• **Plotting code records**
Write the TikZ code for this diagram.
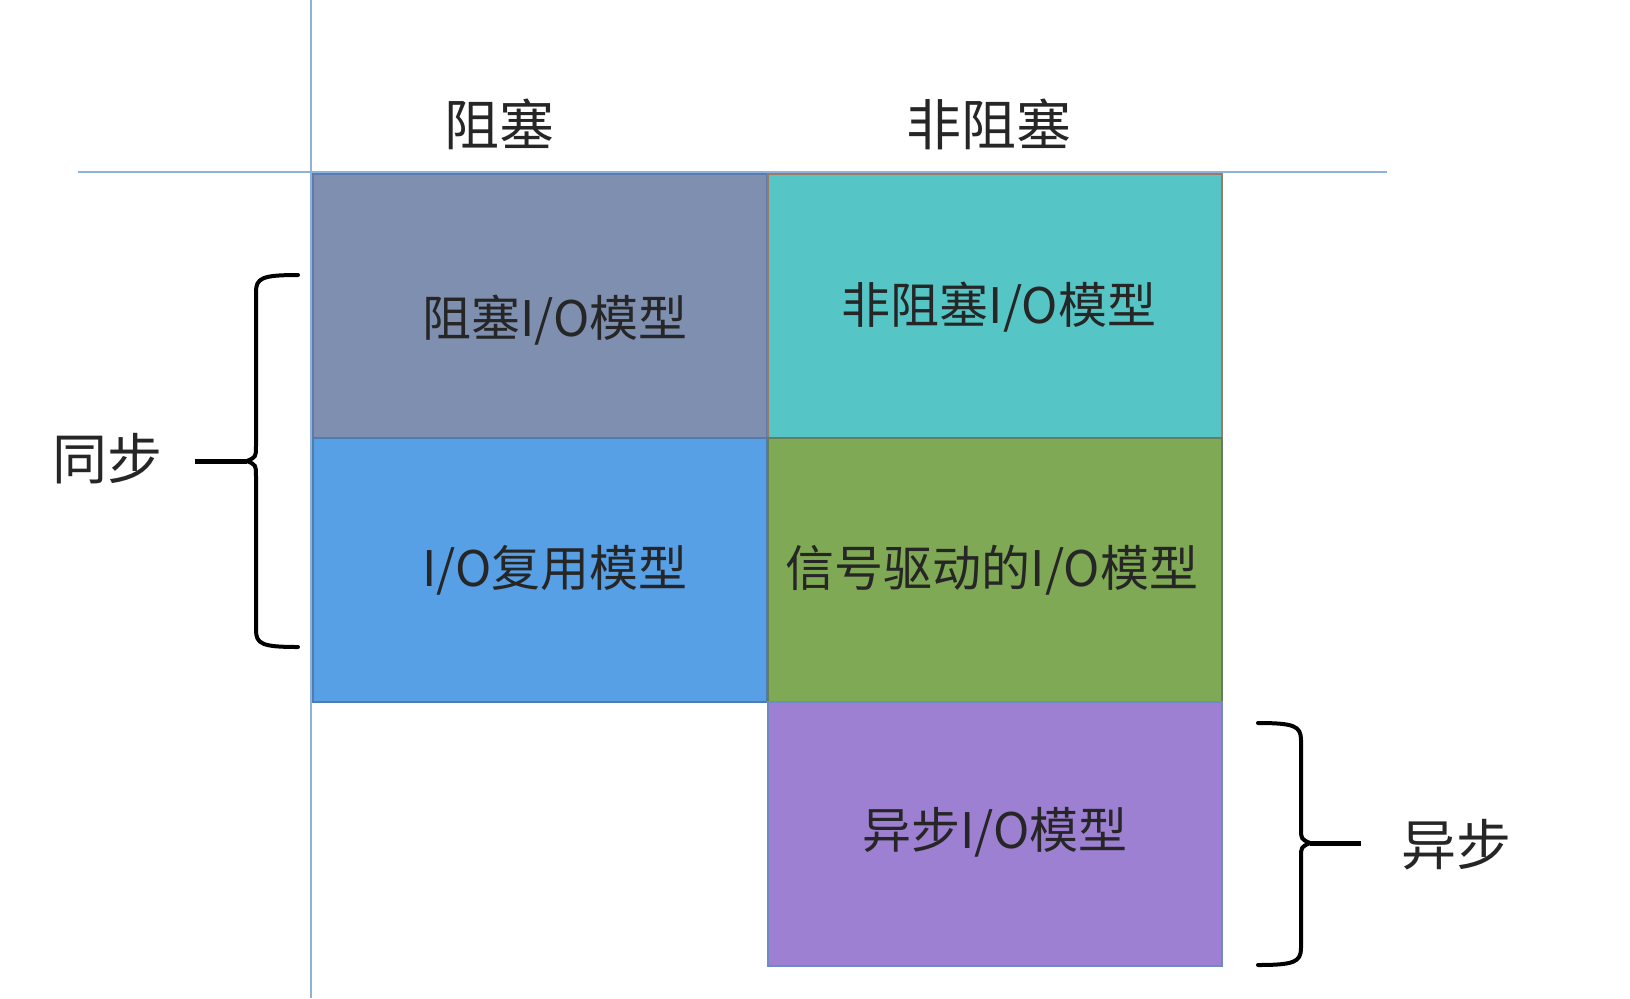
\documentclass[tikz,border=0pt]{standalone}
\usepackage{fontspec}
\setmainfont{Noto Sans CJK SC}
\definecolor{cellgray}{HTML}{7F8FAF}
\definecolor{cellteal}{HTML}{55C5C5}
\definecolor{cellblue}{HTML}{57A0E6}
\definecolor{cellgreen}{HTML}{7FA955}
\definecolor{cellpurple}{HTML}{9E80D2}
\definecolor{axisblue}{HTML}{8EB2DE}
\begin{document}
\begin{tikzpicture}[x=0.5pt, y=-0.5pt,
	cell/.style={draw, line width=1pt, minimum width=227pt, minimum height=132pt, inner sep=0pt, outer sep=0pt},
	celltext/.style={font=\fontsize{24.5}{28}\selectfont, text=black!85},
	headtext/.style={font=\fontsize{27.5}{32}\selectfont, text=black!85},
	brace/.style={line width=2pt, line cap=round, line join=round}]
				\useasboundingbox (0,0) rectangle (1630,998);

				% 線を引く
				\draw[axisblue, line width=1pt] (311,0) -- (311,998);
				\draw[axisblue, line width=1pt] (78,172) -- (1387,172);

				% 箱
				\node[cell, fill=cellgray, draw={rgb,255:red,92;green,122;blue,170}] (A) at (540,306) {};
				\node[cell, fill=cellblue, draw={rgb,255:red,80;green,125;blue,175}] (C) at (540,570) {};
				\node[cell, fill=cellteal, draw={rgb,255:red,160;green,120;blue,100}] (B) at (995,306) {};
				\node[cell, fill=cellgreen, draw={rgb,255:red,100;green,125;blue,90}] (D) at (995,570) {};
				\node[cell, fill=cellpurple, draw={rgb,255:red,110;green,140;blue,195}] (E) at (995,834) {};

				% 値を入れる
				\node[headtext] (h1) at (499,124) {阻塞};
				\node[headtext] (h2) at (989,124) {非阻塞};
				\node[celltext] (a) at (555,320) {阻塞I/O模型};
				\node[celltext] (b) at (999,307) {非阻塞I/O模型};
				\node[celltext] (c) at (555,570) {I/O复用模型};
				\node[celltext] (d) at (992,570) {信号驱动的I/O模型};
				\node[celltext] (e) at (995,832) {异步I/O模型};

				% 括弧
				\draw[brace] (298,275) .. controls (262,275) and (256,278) .. (256,292) -- (256,446)
					.. controls (256,457) .. (247,461) .. controls (256,465) .. (256,476) -- (256,630)
					.. controls (256,644) and (262,647) .. (298,647);
				\coordinate (s1) at (247,461);
				\node[headtext] (sync) at (108,459) {同步};
				\draw[line width=2.5pt] (s1) -- (195,461);

				\draw[brace] (1258,723) .. controls (1294,723) and (1301,726) .. (1301,740) -- (1301,828)
					.. controls (1301,839) .. (1310,843) .. controls (1301,847) .. (1301,858) -- (1301,948)
					.. controls (1301,962) and (1294,965) .. (1258,965);
				\coordinate (s2) at (1310,843);
				\node[headtext] (async) at (1456,845) {异步};
				\draw[line width=2.5pt] (s2) -- (1361,843);
\end{tikzpicture}
\end{document}
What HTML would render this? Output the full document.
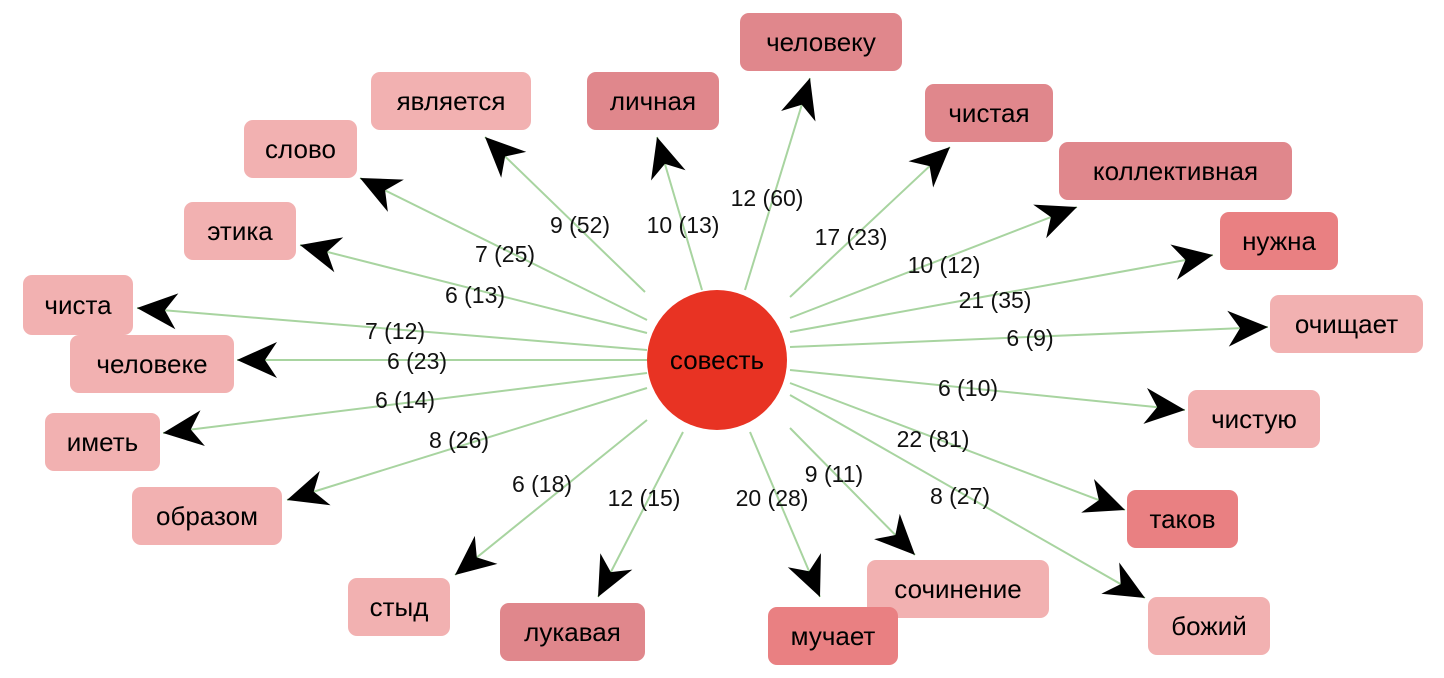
<!DOCTYPE html>
<html><head><meta charset="utf-8">
<style>
html,body{margin:0;padding:0;background:#fff;width:1444px;height:678px;overflow:hidden}
svg text{font-family:"Liberation Sans",sans-serif}
</style></head><body>
<svg id="s" width="1444" height="678" xmlns="http://www.w3.org/2000/svg"></svg>
<script>
const s=document.getElementById('s');
const L='#f2b1b1',D='#e0878c',R='#e98082';
const nodes=[
['является',371,72,160,58,L,[485,137],[645,292]],
['личная',587,72,132,58,D,[657,137],[702,290]],
['человеку',740,13,162,58,D,[810,78],[745,290]],
['чистая',925,84,128,58,D,[950,147],[790,297]],
['коллективная',1059,142,233,58,D,[1077,207],[790,318]],
['нужна',1220,212,118,58,R,[1213,255],[790,332]],
['очищает',1270,295,153,58,L,[1268,327],[790,347]],
['чистую',1188,390,132,58,L,[1185,410],[790,370]],
['таков',1127,490,111,58,R,[1125,510],[790,383]],
['божий',1148,597,122,58,L,[1145,598],[790,395]],
['сочинение',867,560,182,58,L,[915,555],[790,428]],
['мучает',768,607,130,58,R,[820,597],[750,432]],
['лукавая',500,603,145,58,D,[598,597],[683,432]],
['стыд',348,578,102,58,L,[455,575],[647,420]],
['образом',132,487,150,58,L,[287,500],[647,388]],
['иметь',45,413,115,58,L,[163,433],[647,373]],
['человеке',70,335,164,58,L,[237,360],[647,360]],
['чиста',23,275,110,60,L,[137,308],[647,350]],
['этика',184,202,112,58,L,[300,245],[647,333]],
['слово',244,120,113,58,L,[360,178],[647,320]]
];
const labels=[['9 (52)',580,225],['10 (13)',683,225],['12 (60)',767,198],['17 (23)',851,237],['10 (12)',944,265],['21 (35)',995,300],['6 (9)',1030,338],['6 (10)',968,388],['22 (81)',933,439],['8 (27)',960,496],['9 (11)',834,474],['20 (28)',772,498],['12 (15)',644,498],['6 (18)',542,484],['8 (26)',459,440],['6 (14)',405,400],['6 (23)',417,361],['7 (12)',395,331],['6 (13)',475,295],['7 (25)',505,254]];
let h='';
for(const n of nodes){const [t,x,y,w,hh,c,tip,st]=n;
 h+=`<line x1="${st[0]}" y1="${st[1]}" x2="${tip[0]}" y2="${tip[1]}" stroke="#a8d4a0" stroke-width="2"/>`;}
h+=`<circle cx="717" cy="360" r="70" fill="#e83323"/>`;
h+=`<text x="717" y="369" font-size="26" text-anchor="middle" fill="#000">совесть</text>`;
for(const n of nodes){const [t,x,y,w,hh,c,tip,st]=n;
 h+=`<rect x="${x}" y="${y}" width="${w}" height="${hh}" rx="9" fill="${c}"/>`;
 h+=`<text x="${x+w/2}" y="${y+hh/2+9}" font-size="26" text-anchor="middle" fill="#000">${t}</text>`;
 const dx=tip[0]-st[0],dy=tip[1]-st[1],len=Math.hypot(dx,dy),ux=dx/len,uy=dy/len,px=-uy,py=ux;
 const Lh=40,W=18,N=12;
 const bx=tip[0]-ux*Lh,by=tip[1]-uy*Lh,nx=tip[0]-ux*(Lh-N),ny=tip[1]-uy*(Lh-N);
 h+=`<polygon points="${tip[0]},${tip[1]} ${bx+px*W},${by+py*W} ${nx},${ny} ${bx-px*W},${by-py*W}" fill="#000"/>`;}
for(const l of labels)h+=`<text x="${l[1]}" y="${l[2]+8}" font-size="23" text-anchor="middle" fill="#111">${l[0]}</text>`;
s.innerHTML=h;
</script>
</body></html>
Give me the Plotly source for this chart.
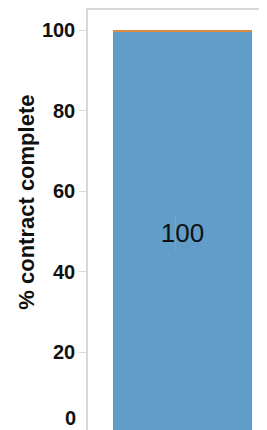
import plotly.graph_objects as go

# ---- data ----
categories = ["Contract"]
complete_pct = [99.5]
remaining_pct = [0.5]
bar_labels = ["100"]
ci_low = [45.3]
ci_high = [54.2]
y_ticks = [20, 40, 60, 80, 100]
y_ticks_zero = [0]
y_title = "% contract complete"

BLUE = "#609ec9"
ORANGE = "#de8a40"
GRID = "#d8d8d8"
FONT = "Liberation Sans, Arial, sans-serif"

x_pos = list(range(len(categories)))

fig = go.Figure()
fig.add_trace(go.Bar(
    x=x_pos, y=complete_pct, width=0.8, marker=dict(color=BLUE, line=dict(width=0)),
    text=bar_labels, textposition="inside", insidetextanchor="middle",
    textfont=dict(family=FONT, size=26, color="#111111"), name=categories[0],
    showlegend=False, hoverinfo="skip",
))
fig.add_trace(go.Bar(
    x=x_pos, y=remaining_pct, width=0.8, marker=dict(color=ORANGE, line=dict(width=0)),
    showlegend=False, hoverinfo="skip",
))
# thin orange rule (interval)
fig.add_trace(go.Scatter(
    x=[x_pos[0] - 0.0397, x_pos[0] - 0.0397], y=[ci_low[0], ci_high[0]],
    mode="lines", line=dict(color=ORANGE, width=1), yaxis="y2",
    showlegend=False, hoverinfo="skip",
))

tickfont = dict(family=FONT, size=20, color="#111111", weight="bold")

fig.update_layout(
    width=267, height=430,
    margin=dict(l=80, r=0, t=0, b=5),
    barmode="stack",
    plot_bgcolor="white", paper_bgcolor="white",
    xaxis=dict(range=[-0.5418, 0.519], showticklabels=False, ticks="",
               showgrid=False, zeroline=False,
               showline=True, linecolor=GRID, linewidth=1.5, mirror=True),
    yaxis=dict(range=[0, 105], tickvals=y_ticks, ticks="outside", ticklen=7,
               tickcolor=GRID, tickwidth=1, tickfont=tickfont,
               showgrid=False, zeroline=False,
               showline=True, linecolor=GRID, linewidth=1.5, mirror=True),
    yaxis2=dict(range=[0, 105], overlaying="y", side="left", tickvals=y_ticks_zero,
                ticks="outside", ticklen=7, tickcolor=GRID, tickwidth=1,
                tickfont=tickfont, ticklabelshift=-15,
                showgrid=False, zeroline=False, showline=False),
    annotations=[dict(text=y_title, textangle=-90, xref="paper", yref="paper",
                      x=-0.337, y=0.546, xanchor="center", yanchor="middle",
                      showarrow=False,
                      font=dict(family=FONT, size=22, color="#111111", weight="bold"))],
)

fig.write_html("out.html")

• **Problem to work on**
Restate word for word the part that opens with the line containing "Give me the Plotly source for this chart." and closes with the line containing "x_pos = list(range(len(categories)))", both ends included, and nothing else. Omit any images.

• **Exercise response**
Give me the Plotly source for this chart.
import plotly.graph_objects as go

# ---- data ----
categories = ["Contract"]
complete_pct = [99.5]
remaining_pct = [0.5]
bar_labels = ["100"]
ci_low = [45.3]
ci_high = [54.2]
y_ticks = [20, 40, 60, 80, 100]
y_ticks_zero = [0]
y_title = "% contract complete"

BLUE = "#609ec9"
ORANGE = "#de8a40"
GRID = "#d8d8d8"
FONT = "Liberation Sans, Arial, sans-serif"

x_pos = list(range(len(categories)))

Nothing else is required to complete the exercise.